◆ **SET PROBLEM**: Repeat exactly the lines of the listing below, please, starting with the first and ending with the line containing "from bokeh.core.properties import value"; leave out the rest.
# Start of GIVEN DATA
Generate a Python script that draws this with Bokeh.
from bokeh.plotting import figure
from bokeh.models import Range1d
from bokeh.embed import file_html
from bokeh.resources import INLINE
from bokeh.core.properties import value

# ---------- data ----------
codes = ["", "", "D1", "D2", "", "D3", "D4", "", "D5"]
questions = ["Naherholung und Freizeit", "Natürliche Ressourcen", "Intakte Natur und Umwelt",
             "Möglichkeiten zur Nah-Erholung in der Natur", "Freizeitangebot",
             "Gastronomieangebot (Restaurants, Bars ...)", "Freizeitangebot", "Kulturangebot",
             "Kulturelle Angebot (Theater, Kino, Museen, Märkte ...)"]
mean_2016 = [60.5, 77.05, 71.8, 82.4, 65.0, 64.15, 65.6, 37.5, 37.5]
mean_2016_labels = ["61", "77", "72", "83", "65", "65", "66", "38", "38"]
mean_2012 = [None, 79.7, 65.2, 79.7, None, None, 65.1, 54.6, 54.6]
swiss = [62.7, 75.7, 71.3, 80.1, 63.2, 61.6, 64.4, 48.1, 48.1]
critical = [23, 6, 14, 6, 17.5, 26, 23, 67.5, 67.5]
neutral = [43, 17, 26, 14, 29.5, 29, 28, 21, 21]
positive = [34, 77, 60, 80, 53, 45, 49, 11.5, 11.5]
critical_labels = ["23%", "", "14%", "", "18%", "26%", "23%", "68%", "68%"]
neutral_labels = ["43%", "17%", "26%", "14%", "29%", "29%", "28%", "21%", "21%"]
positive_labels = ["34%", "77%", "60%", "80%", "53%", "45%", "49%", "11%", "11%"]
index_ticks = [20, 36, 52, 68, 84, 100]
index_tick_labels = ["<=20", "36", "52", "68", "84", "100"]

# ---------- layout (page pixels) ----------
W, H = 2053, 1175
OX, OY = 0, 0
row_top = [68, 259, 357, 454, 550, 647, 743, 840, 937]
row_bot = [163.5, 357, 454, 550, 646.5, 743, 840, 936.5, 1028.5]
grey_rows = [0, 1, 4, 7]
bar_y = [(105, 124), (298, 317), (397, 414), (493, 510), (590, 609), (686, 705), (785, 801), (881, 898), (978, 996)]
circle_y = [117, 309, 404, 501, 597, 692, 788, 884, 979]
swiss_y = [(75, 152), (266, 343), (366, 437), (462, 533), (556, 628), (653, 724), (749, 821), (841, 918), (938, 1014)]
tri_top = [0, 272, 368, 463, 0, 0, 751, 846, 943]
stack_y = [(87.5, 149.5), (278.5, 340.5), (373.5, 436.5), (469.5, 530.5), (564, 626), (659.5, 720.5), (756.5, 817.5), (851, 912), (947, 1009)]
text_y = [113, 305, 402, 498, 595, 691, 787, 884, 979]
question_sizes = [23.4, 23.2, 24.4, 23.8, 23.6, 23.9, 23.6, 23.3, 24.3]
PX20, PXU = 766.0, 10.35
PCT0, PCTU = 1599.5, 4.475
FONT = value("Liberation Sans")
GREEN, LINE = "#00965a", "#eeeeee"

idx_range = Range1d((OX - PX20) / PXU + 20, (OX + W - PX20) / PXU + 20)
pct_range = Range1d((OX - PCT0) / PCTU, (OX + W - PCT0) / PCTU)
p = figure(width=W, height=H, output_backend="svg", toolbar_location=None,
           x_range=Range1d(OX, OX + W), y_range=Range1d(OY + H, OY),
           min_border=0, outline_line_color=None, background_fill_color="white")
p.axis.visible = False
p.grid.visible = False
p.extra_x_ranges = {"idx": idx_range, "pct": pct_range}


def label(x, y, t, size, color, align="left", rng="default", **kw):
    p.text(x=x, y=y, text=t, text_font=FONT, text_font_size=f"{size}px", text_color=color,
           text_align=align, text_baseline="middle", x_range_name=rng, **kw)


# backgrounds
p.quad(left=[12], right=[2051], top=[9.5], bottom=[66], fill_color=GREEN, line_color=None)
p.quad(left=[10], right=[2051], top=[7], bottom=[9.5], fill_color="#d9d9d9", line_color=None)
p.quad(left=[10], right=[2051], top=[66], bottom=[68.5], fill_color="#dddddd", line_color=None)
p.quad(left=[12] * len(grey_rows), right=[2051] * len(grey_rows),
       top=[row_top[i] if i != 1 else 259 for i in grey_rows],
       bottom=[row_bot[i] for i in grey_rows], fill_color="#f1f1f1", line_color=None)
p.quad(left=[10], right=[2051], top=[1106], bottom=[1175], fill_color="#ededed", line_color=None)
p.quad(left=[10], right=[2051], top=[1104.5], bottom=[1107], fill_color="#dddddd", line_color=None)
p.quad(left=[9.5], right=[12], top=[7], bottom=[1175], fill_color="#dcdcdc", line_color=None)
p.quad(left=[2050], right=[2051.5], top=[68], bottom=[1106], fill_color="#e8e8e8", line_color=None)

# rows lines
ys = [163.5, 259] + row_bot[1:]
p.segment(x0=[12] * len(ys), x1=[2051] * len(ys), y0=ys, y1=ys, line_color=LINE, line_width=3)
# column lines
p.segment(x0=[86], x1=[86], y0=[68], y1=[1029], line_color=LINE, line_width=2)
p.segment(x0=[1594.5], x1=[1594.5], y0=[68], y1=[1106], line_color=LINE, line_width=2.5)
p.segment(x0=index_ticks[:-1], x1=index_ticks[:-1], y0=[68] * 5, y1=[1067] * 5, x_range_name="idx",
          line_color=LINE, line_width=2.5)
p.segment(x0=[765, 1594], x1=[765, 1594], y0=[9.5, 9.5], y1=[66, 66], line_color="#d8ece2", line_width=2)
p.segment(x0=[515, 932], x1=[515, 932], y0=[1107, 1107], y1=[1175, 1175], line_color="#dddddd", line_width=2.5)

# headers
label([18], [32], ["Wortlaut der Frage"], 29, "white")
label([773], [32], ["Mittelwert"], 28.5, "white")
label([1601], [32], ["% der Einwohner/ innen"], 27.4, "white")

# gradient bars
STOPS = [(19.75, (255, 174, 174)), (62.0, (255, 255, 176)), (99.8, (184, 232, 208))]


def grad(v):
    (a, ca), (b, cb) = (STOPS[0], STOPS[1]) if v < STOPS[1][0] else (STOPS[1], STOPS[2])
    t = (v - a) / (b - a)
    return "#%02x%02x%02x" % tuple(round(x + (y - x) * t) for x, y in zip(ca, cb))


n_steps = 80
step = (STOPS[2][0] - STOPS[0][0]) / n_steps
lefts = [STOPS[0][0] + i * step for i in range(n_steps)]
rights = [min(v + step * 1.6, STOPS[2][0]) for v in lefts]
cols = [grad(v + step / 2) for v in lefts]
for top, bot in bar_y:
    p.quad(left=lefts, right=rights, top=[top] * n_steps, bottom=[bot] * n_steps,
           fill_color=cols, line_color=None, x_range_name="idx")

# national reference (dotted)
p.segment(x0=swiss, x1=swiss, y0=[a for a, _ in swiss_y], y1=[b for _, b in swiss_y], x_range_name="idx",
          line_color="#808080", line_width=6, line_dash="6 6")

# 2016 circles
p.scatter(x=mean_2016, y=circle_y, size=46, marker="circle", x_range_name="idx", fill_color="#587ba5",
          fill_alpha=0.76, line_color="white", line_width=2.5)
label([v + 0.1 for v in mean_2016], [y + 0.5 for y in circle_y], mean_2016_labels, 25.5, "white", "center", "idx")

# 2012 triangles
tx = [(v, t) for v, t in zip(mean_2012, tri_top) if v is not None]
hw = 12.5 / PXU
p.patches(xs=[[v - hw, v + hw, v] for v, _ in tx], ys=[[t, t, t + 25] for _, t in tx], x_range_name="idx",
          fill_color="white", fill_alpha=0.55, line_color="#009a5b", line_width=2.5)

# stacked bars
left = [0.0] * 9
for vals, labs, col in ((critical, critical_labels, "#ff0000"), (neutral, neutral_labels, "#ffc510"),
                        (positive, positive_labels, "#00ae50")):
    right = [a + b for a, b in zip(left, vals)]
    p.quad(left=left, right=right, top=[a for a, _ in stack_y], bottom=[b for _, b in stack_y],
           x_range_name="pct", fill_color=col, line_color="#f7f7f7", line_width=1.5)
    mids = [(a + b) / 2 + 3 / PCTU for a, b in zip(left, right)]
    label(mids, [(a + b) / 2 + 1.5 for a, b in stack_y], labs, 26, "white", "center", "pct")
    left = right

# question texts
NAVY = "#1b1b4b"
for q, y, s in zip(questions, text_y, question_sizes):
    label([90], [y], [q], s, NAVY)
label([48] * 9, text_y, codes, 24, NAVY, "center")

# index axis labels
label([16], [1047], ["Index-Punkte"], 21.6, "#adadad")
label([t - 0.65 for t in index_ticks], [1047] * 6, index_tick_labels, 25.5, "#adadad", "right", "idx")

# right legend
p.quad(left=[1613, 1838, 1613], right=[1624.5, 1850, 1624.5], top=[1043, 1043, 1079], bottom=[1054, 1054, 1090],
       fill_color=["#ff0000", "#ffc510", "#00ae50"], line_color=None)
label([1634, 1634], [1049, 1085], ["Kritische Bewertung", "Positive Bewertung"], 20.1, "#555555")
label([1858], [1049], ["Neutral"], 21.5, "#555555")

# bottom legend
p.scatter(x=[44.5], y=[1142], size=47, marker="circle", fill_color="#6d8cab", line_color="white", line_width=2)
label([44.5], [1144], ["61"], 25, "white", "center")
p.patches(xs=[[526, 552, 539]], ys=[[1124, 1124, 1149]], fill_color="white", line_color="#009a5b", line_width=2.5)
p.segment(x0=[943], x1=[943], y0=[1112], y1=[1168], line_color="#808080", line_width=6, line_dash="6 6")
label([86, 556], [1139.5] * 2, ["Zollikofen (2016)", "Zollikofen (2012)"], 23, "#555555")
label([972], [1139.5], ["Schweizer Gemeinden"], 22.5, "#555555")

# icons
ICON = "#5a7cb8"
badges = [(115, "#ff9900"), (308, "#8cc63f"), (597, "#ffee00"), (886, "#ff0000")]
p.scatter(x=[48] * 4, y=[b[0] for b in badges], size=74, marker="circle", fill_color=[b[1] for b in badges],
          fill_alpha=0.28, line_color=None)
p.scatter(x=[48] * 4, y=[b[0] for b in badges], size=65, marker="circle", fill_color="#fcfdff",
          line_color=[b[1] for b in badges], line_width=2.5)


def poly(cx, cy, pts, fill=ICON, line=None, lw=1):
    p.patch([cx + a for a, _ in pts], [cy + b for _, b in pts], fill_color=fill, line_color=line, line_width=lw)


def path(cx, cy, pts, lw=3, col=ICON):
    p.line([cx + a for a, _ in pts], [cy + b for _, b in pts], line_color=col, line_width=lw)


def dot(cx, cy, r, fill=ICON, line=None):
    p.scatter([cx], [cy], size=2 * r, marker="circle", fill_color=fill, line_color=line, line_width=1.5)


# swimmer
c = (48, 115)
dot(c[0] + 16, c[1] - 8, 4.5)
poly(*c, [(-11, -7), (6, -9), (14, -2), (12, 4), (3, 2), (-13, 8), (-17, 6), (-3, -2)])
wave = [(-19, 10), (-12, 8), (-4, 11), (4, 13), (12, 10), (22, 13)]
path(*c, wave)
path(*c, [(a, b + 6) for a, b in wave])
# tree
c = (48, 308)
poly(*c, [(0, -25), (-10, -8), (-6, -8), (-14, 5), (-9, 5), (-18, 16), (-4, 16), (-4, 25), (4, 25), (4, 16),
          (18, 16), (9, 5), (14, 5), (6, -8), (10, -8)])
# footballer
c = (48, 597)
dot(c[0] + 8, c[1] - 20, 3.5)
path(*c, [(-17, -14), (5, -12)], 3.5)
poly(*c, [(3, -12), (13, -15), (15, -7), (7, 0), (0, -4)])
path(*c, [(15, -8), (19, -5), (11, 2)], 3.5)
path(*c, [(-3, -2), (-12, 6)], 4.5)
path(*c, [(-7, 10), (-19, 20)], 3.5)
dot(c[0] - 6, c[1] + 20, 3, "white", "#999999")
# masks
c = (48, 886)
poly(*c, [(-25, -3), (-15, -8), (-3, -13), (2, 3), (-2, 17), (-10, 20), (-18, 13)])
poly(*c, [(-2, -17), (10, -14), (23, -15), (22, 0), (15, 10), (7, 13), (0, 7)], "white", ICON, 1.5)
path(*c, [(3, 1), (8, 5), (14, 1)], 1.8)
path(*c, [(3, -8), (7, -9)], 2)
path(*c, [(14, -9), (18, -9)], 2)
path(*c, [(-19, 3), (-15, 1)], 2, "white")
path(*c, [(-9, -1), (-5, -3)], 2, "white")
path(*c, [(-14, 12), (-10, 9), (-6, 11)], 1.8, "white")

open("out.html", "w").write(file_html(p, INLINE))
# End of GIVEN DATA
◆ **THE COMPLETED TASK**:
Generate a Python script that draws this with Bokeh.
from bokeh.plotting import figure
from bokeh.models import Range1d
from bokeh.embed import file_html
from bokeh.resources import INLINE
from bokeh.core.properties import value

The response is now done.